How does your research contribute to current debates in African (and African diaspora) studies as an interdisciplinary field?

In general, across disciplines in the Humanities and Social Sciences, there is a great momentum for devising conceptual strategies, methods, and frameworks that can build reciprocal, collaborative, and common futures. The idea of that which is in-common has become essential to the very question of human survival now. Taking inspiration from the words of the philosopher, the late Emmanuel Eze, the task of postcolonial writing is to “remake the past in the form of a promise.” In several conversations about the decolonial, or decolonisation, this aspect about reclaiming the past to secure a more just future has taken precedence. Shifting the tone slightly, I would suggest that decolonisation unworks the close coupling of modernity/coloniality by remaking the past, thereby redefining what “modernity” itself might come to signify. It signals a relationship with the past which is not shackled to viewing the past as a lost aspect of our present experience. I see my work as a drop in the ocean of such conversations, and I am particularly invested in how literary works can help us imagine such futures.
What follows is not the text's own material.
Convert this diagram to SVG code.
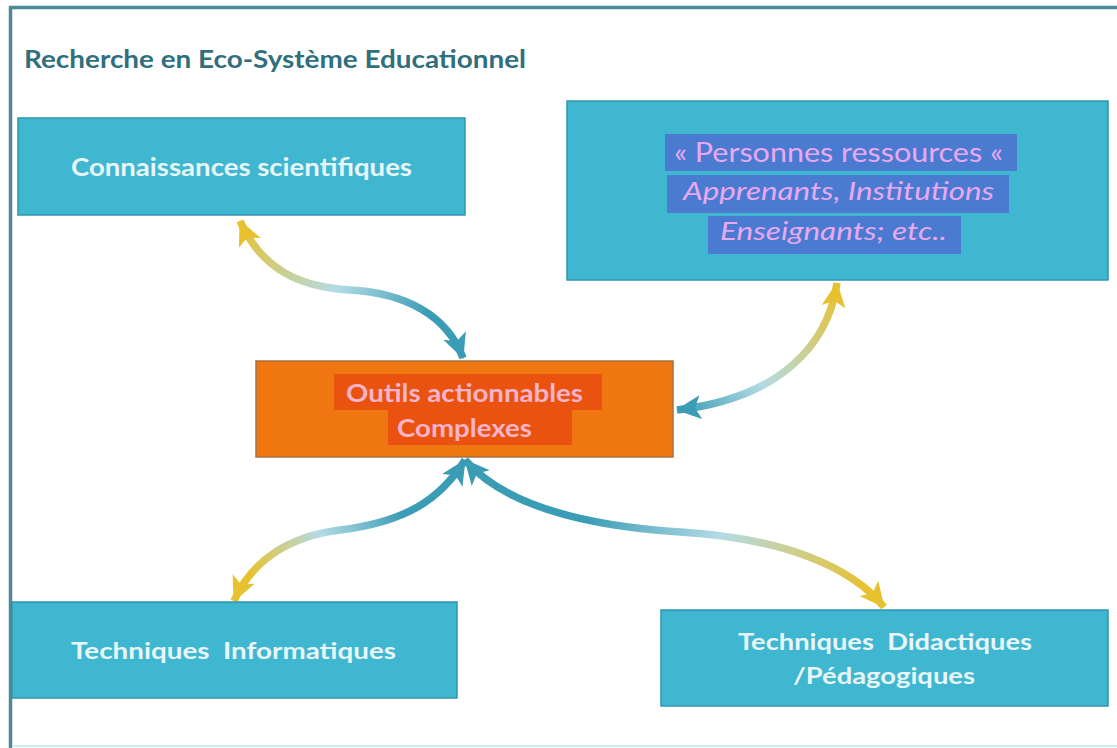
<svg xmlns="http://www.w3.org/2000/svg" width="1117" height="748" viewBox="0 0 1117 748">
<style>
.box{fill:#3fb7d1;stroke:#2f96ad;stroke-width:1.5}
.lbl{font-family:Lato,"Open Sans","Liberation Sans",sans-serif;font-weight:bold;fill:#e8f6f9}
.conn{fill:none;stroke-width:7.5;stroke-linecap:butt}
.pers{font-family:Lato,"Open Sans","Liberation Sans",sans-serif;font-size:26px;fill:#e9a9f2}
.band{fill:#4b7ad1}
.oband{fill:#e9530f}
</style>
<defs>
<marker id="mY" viewBox="0 0 26 26" refX="24" refY="13" markerWidth="26" markerHeight="26" markerUnits="userSpaceOnUse" orient="auto-start-reverse"><path d="M0,1 L25,13 L0,25 L6,13 Z" fill="#e8c12e"/></marker>
<marker id="mT" viewBox="0 0 26 26" refX="24" refY="13" markerWidth="26" markerHeight="26" markerUnits="userSpaceOnUse" orient="auto-start-reverse"><path d="M0,1 L25,13 L0,25 L6,13 Z" fill="#3a9cb5"/></marker>
<linearGradient id="g1" gradientUnits="userSpaceOnUse" x1="240" y1="222" x2="463" y2="356"><stop offset="0" stop-color="#e8c12e"/><stop offset="0.45" stop-color="#b3dbe5"/><stop offset="0.8" stop-color="#3a9cb5"/></linearGradient>
<linearGradient id="g2" gradientUnits="userSpaceOnUse" x1="837" y1="284" x2="678" y2="410"><stop offset="0" stop-color="#e8c12e"/><stop offset="0.6" stop-color="#b3dbe5"/><stop offset="1" stop-color="#3a9cb5"/></linearGradient>
<linearGradient id="g3" gradientUnits="userSpaceOnUse" x1="234" y1="600" x2="465" y2="460"><stop offset="0.1" stop-color="#e8c12e"/><stop offset="0.4" stop-color="#b3dbe5"/><stop offset="0.7" stop-color="#3a9cb5"/></linearGradient>
<linearGradient id="g4" gradientUnits="userSpaceOnUse" x1="884" y1="606" x2="465" y2="460"><stop offset="0.05" stop-color="#e8c12e"/><stop offset="0.4" stop-color="#b3dbe5"/><stop offset="0.7" stop-color="#3a9cb5"/></linearGradient>
</defs>
<rect width="1117" height="748" fill="#ffffff"/>
<g id="frame">
<line x1="9" y1="7.5" x2="1117" y2="7.5" stroke="#4d8a99" stroke-width="3.5"/>
<line x1="10.5" y1="6" x2="10.5" y2="748" stroke="#4d8a99" stroke-width="3.5"/>
<line x1="12" y1="746" x2="1117" y2="746" stroke="#c9eef5" stroke-width="2"/>
<text x="24" y="68" font-family="Lato,'Open Sans','Liberation Sans',sans-serif" font-weight="bold" font-size="25" fill="#2f6f7e" textLength="502" lengthAdjust="spacingAndGlyphs">Recherche en Eco-Système Educationnel</text>
</g>
<g id="connectors">
<path class="conn" stroke="url(#g1)" d="M240 221 C262 270, 300 287, 350 290 C405 293, 447 315, 463 358" marker-start="url(#mY)" marker-end="url(#mT)"/>
<path class="conn" stroke="url(#g2)" d="M837 283 C828 345, 780 398, 677 410" marker-start="url(#mY)" marker-end="url(#mT)"/>
<path class="conn" stroke="url(#g3)" d="M465 460 C440 500, 405 522, 340 530 C290 536, 252 560, 234 601" marker-start="url(#mT)" marker-end="url(#mY)"/>
<path class="conn" stroke="url(#g4)" d="M465 460 C500 500, 570 525, 680 532 C780 538, 850 565, 884 607" marker-start="url(#mT)" marker-end="url(#mY)"/>
</g>
<g id="node-connaissances">
<rect class="box" x="18" y="118" width="447" height="97"/>
<text class="lbl" x="71" y="176" font-size="24" textLength="341" lengthAdjust="spacingAndGlyphs">Connaissances scientifiques</text>
</g>
<g id="node-personnes">
<rect class="box" x="567" y="101" width="541" height="179"/>
<rect class="band" x="665" y="134" width="352" height="37"/>
<rect class="band" x="667" y="175" width="342" height="38"/>
<rect class="band" x="708" y="216" width="253" height="38"/>
<text class="pers" x="674" y="162" textLength="329" lengthAdjust="spacingAndGlyphs">« Personnes ressources «</text>
<text class="pers" x="683" y="200" font-style="italic" textLength="311" lengthAdjust="spacingAndGlyphs">Apprenants, Institutions</text>
<text class="pers" x="720" y="240" font-style="italic" textLength="227" lengthAdjust="spacingAndGlyphs">Enseignants; etc..</text>
</g>
<g id="node-outils">
<rect x="256" y="361" width="417" height="96" fill="#f07611" stroke="#a9703f" stroke-width="1.5"/>
<rect class="oband" x="334" y="374" width="268" height="36"/>
<rect class="oband" x="388" y="410" width="184" height="35"/>
<text x="346" y="402" font-family="Lato,'Open Sans','Liberation Sans',sans-serif" font-weight="bold" font-size="24" fill="#f9b3cb" textLength="237" lengthAdjust="spacingAndGlyphs">Outils actionnables</text>
<text x="397" y="437" font-family="Lato,'Open Sans','Liberation Sans',sans-serif" font-weight="bold" font-size="24" fill="#f9b3cb" textLength="135" lengthAdjust="spacingAndGlyphs">Complexes</text>
</g>
<g id="node-informatiques">
<rect class="box" x="12" y="602" width="445" height="96"/>
<text class="lbl" x="71" y="659" font-size="23" xml:space="preserve" textLength="325" lengthAdjust="spacingAndGlyphs">Techniques  Informatiques</text>
</g>
<g id="node-didactiques">
<rect class="box" x="661" y="610" width="447" height="96"/>
<text class="lbl" x="738" y="650" font-size="23" xml:space="preserve" textLength="294" lengthAdjust="spacingAndGlyphs">Techniques  Didactiques</text>
<text class="lbl" x="793" y="684" font-size="23" textLength="182" lengthAdjust="spacingAndGlyphs">/Pédagogiques</text>
</g>
</svg>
Is there anything you would like to add?

I became a member of the Leeds University Centre for African Studies (LUCAS) in my first year as a PhD candidate. Over the years, I have participated in LUCAS’s activities in several capacities, and it has contributed in manifold ways to my intellectual and professional development. Above all, I would like to use this space to acknowledge my debt to this Centre, which provides an equal platform for all who consider themselves to be students of African studies.